Le poème du dimanche
Il y avait naguère à Paris, à l’angle de la rue de Vaugirard et de la rue Madame, à deux pas des jardins du Luxembourg, une librairie. Elle s’appelait « Le Pont traversé ». Elle a été remplacée après sa fermeture en 2019 par un coffee shop qui sert des salades composées, car les villes, hélas, changent plus vite que le cœur d’un mortel. Cette librairie avait été fondée en 1949 par un poète, Marcel Béalu, mort en 1993.

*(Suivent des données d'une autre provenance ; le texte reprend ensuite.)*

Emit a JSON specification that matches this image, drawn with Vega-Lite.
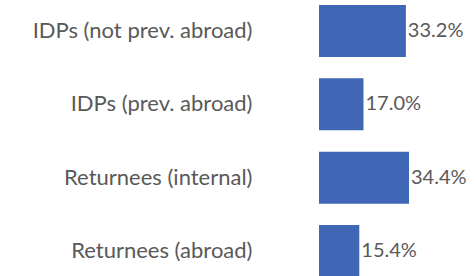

Elle avait servi de point de rendez-vous à tous les amateurs de poésie en général et de littérature surréaliste ou fantastique en particulier. On pouvait y trouver des originales de Gracq ou de Mandiargues, des plaquettes d’André Breton, de vieux volumes de la mythique collection « Poètes d’aujourd’hui » de Seghers, des nouvelles d’Edgar Poe dans des tirages limités.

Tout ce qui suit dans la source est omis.